When is a rule not truly a rule?
That’s likely a question many drivers have when it comes to how NASCAR polices its restart rule for events from their top level Sprint Cup Series right down to regional divisions like the Whelen Modified Tour.
Following Saturday’s Whelen Modified Tour Mr. Rooter 161 at the Waterford Speedbowl, reigning series champion Doug Coby questioned the consistency of NASCAR when it comes to enforcing the rule.
The current restart rule states that the second place car is not allowed to cross the start/finish line on a restart before the race leader.
It’s been a rule that has caused controversy up and down the ranks of NASCAR over the past few years.
The issues with the rule came into play in the Sprint Cup Series event on June 2 at Dover International Speedway when it was deemed Jimmie Johnson beat Juan Pablo Montoya to the line on a restart late in the event. Johnson was penalized for jumping the start but insisted Montoya purposefully did not come up to speed properly on the restart.
NASCAR vice president of competition has been quoted saying the rule is “cut and dry.” He has also been quoted saying that the rule is not at all cut and dry but rather at times can be a judgment call situation.
Cut and dry would suggest there’s no wiggle room. Cut and dry would suggest it’s not so much a subjective judging balls and strikes type of rule but rather a set in stone policed policy. The question is, when is it a judgment call and when is it ruled by the letter of the law?
The problem with the restart rule is that on one side the sanctioning body has the technology to police it to the letter of the law, but on the other side there have been plenty of times when they’ve made it judgment calls.

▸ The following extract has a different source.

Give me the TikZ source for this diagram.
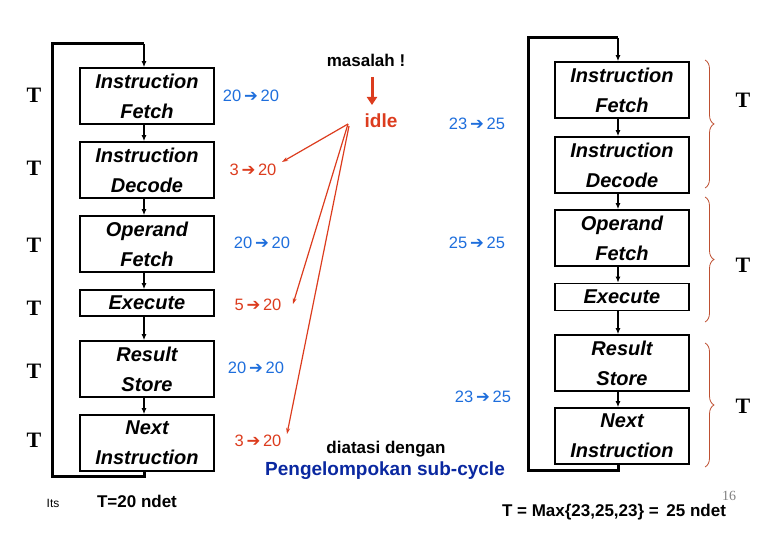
\documentclass[tikz,border=0pt]{standalone}
\usepackage{fontspec}
\setmainfont{Liberation Sans}
\newfontfamily\serifT{Liberation Serif}
\newfontfamily\arr{DejaVu Sans}
\usetikzlibrary{arrows.meta,decorations.pathreplacing}
\definecolor{lblue}{RGB}{30,110,220}
\definecolor{lred}{RGB}{220,60,30}
\definecolor{dblue}{RGB}{10,40,160}
\definecolor{brc}{RGB}{190,80,50}
\newcommand{\ar}{\,{\arr\bfseries ➔}\,}
\begin{document}
\begin{tikzpicture}[x=1pt,y=-1pt,
  stage/.style={draw,line width=1.6pt,minimum width=134pt,align=center,font=\fontsize{20}{30}\selectfont\bfseries\itshape,inner sep=0pt},
  flow/.style={line width=1.6pt,-{Latex[length=6pt,width=5pt]}},
  loop/.style={line width=3pt},
  tl/.style={font=\fontsize{22}{22}\selectfont\serifT\bfseries},
  bl/.style={text=lblue,font=\fontsize{16.5}{18}\selectfont},
  rl/.style={text=lred,font=\fontsize{16.5}{18}\selectfont},
  ra/.style={lred,line width=1.2pt,-{Stealth[length=6pt,width=4pt]}},
  br/.style={brc,line width=0.8pt,decorate,decoration={brace,amplitude=9pt}}]
\useasboundingbox (0,0) rectangle (780,540);
% left column
\node[stage,minimum height=56pt] (a1) at (147,96) {Instruction\\Fetch};
\node[stage,minimum height=56pt] (a2) at (147,170) {Instruction\\Decode};
\node[stage,minimum height=56pt] (a3) at (147,244) {Operand\\Fetch};
\node[stage,minimum height=26pt] (a4) at (147,303) {Execute};
\node[stage,minimum height=56pt] (a5) at (147,369) {Result\\Store};
\node[stage,minimum height=56pt] (a6) at (147,443) {Next\\Instruction};
\foreach \i/\j in {a1/a2,a2/a3,a3/a4,a4/a5,a5/a6} \draw[flow] (\i.south -| 144,0) -- (\j.north -| 144,0);
\coordinate (lt) at (52,44); \coordinate (lb) at (52,476);
\draw[loop] (a6.south -| 144,0) |- (lb) -- (lt) -- (144,44);
\draw[flow] (144,44) -- (a1.north -| 144,0);
\foreach \y/\n in {95/t1,168/t2,245/t3,308/t4,371/t5,440/t6} \node[tl] (\n) at (34,\y) {T};
\node[font=\fontsize{12}{12}\selectfont] (its) at (53,503) {Its};
\node[font=\fontsize{17}{18}\selectfont\bfseries] (t20) at (137,501) {T=20 ndet};
% right column
\node[stage,minimum height=56pt] (b1) at (622,90) {Instruction\\Fetch};
\node[stage,minimum height=56pt] (b2) at (622,165) {Instruction\\Decode};
\node[stage,minimum height=56pt] (b3) at (622,238) {Operand\\Fetch};
\node[stage,minimum height=27pt] (b4) at (622,297) {Execute};
\node[stage,minimum height=56pt] (b5) at (622,363) {Result\\Store};
\node[stage,minimum height=56pt] (b6) at (622,436) {Next\\Instruction};
\foreach \i/\j in {b1/b2,b2/b3,b3/b4,b4/b5,b5/b6} \draw[flow] (\i.south -| 618,0) -- (\j.north -| 618,0);
\coordinate (rt) at (528,38); \coordinate (rb) at (528,470);
\draw[loop] (b6.south -| 618,0) |- (rb) -- (rt) -- (618,38);
\draw[flow] (618,38) -- (b1.north -| 618,0);
\draw[br] (705,60) -- (705,188);
\draw[br] (705,197) -- (705,322);
\draw[br] (705,343) -- (705,467);
\node[tl] (r1) at (743,100) {T};
\node[tl] (r2) at (743,265) {T};
\node[tl] (r3) at (743,406) {T};
% labels
\node[bl] (l1) at (251,96) {20\ar20};
\node[rl] (l2) at (253,170) {3\ar20};
\node[bl] (l3) at (262,243) {20\ar20};
\node[rl] (l4) at (258,305) {5\ar20};
\node[bl] (l5) at (256,368) {20\ar20};
\node[rl] (l6) at (258,441) {3\ar20};
\node[bl] (m1) at (477,124) {23\ar25};
\node[bl] (m2) at (477,243) {25\ar25};
\node[bl] (m3) at (483,397) {23\ar25};
\node[font=\fontsize{17}{18}\selectfont\bfseries] (mas) at (366,60) {masalah !};
\node[text=lred,font=\fontsize{19}{20}\selectfont\bfseries] (idle) at (381,121) {idle};
\draw[lred,line width=3pt,-{Triangle[length=8pt,width=10pt]}] (372,77) -- (372,105);
\coordinate (src) at (348,124);
\draw[ra] (src) -- (282,162);
\draw[ra] (src) -- (293,304);
\draw[ra] (349,126) -- (287,434);
\node[font=\fontsize{17}{18}\selectfont\bfseries] (dia) at (386,449) {diatasi dengan};
\node[text=dblue,font=\fontsize{19}{20}\selectfont\bfseries] (pen) at (385,471) {Pengelompokan sub-cycle};
\node[font=\fontsize{17}{18}\selectfont\bfseries] (tmax) at (614,512) {T = Max\{23,25,23\} = \,25 ndet};
\node[text=gray,font=\serifT\fontsize{14}{14}\selectfont] (pg) at (729,496) {16};
\end{tikzpicture}
\end{document}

And making it even murkier, there have been times when it would seem making an educated judgment call on a situation would have made sense, but NASCAR instead turned it back to saying the rule is policed by the letter of the law.
Look at numerous instances where the rule has come into play over the last two years and it’s hard to find true consistency.
In the Whelen Modified Tour season opening event on April 15, 2012, Ron Silk was declared the winner of the event despite the fact that Rowan Pennink took the checkered flag as the leader on the track.
On a green-white-checkered restart to end the event, Silk, the race leader, very clearly spun his tires on the restart and had trouble coming up to speed when the green flag was shown to the field. Pennink, leading the outside lane, went normally on the restart, beat Silk to the start-finish line on the green flag and seemingly led the final two laps.
After the race Silk was immediately declared the winner and it was deemed that Pennink broke the restart rule.
After the race, then Whelen Modified Tour director Chad Little said: “The rule is you can’t beat the leader to the start/finish line. The exception is if the leader clearly has a bad start. Blows a motor, spins his tires and goes sideways. We didn’t see it that way.”
The rule reared its head again in 2012 on the Whelen Modified Tour when it was deemed that Jimmy Blewett jumped a late restart on Ryan Preece at Riverhead (N.Y.) Raceway and Preece was the deemed the winner of the event.
Elliott Sadler was penalized in a Nationwide Series race at Indianapolis Motor Speedway for jumping a restart on Brad Keselowski when it seemed Keselowski was playing games coming up to speed late in the event. But later in 2012, at Sprint Cup event at Texas Motor Speedway, Johnson and Keselowski both went unpunished for jumping two late restarts when it was clear on replays both had beaten the leader to the start/finish line.
Saturday’s event at Waterford came down to a green-white-checkered restart with Coby leading second place Preece.
On the restart, according to transponders in the cars, Preece actually beat Coby to the line by .021 of a second. Series director Jimmy Wilson, through NASCAR spokesperson Jason Cunningham, said the officials deemed that Coby got sideways on the restart and that Preece’s advantage was too miniscule to make a call.
And that opens the Pandora’s Box of the rule. Exactly where is it deemed that breaking the rule just a little is alright and when is breaking the rule a little not alright?
In April 2012 at Thompson, Silk very visibly spun his tires and didn’t go and Pennink was penalized in a situation where most thought the “clearly a bad start” by the leader situation would come into play. Saturday at Waterford Coby’s “sideways” coming to the line was hardly noticeable and yet it was brought into play in policing the policy.
“If they’re going to stay consistent with the rules, they should have told [Preece] to give [the lead] back,” Coby said.
The fact is, whether he led by inches at the line or not, Preece was most likely going to win Saturday at Waterford. Coby’s decision to restart the event in the outside lane allowed Preece to use the old “eight wheels are better than four” plan in two corners over the final two laps in giving Coby some bumps up the track.
But, despite the fact that Preece likely wins the race, leading at the line or not on the final restart, it begs the question of when will the rule be policed tightly and when will the loose interpretation of the rule come into play?
As long as NASCAR continues to seemingly change how the rule is judged from event to event there’s no way they can ever truly say the rule is “cut or dry” or consistently policed.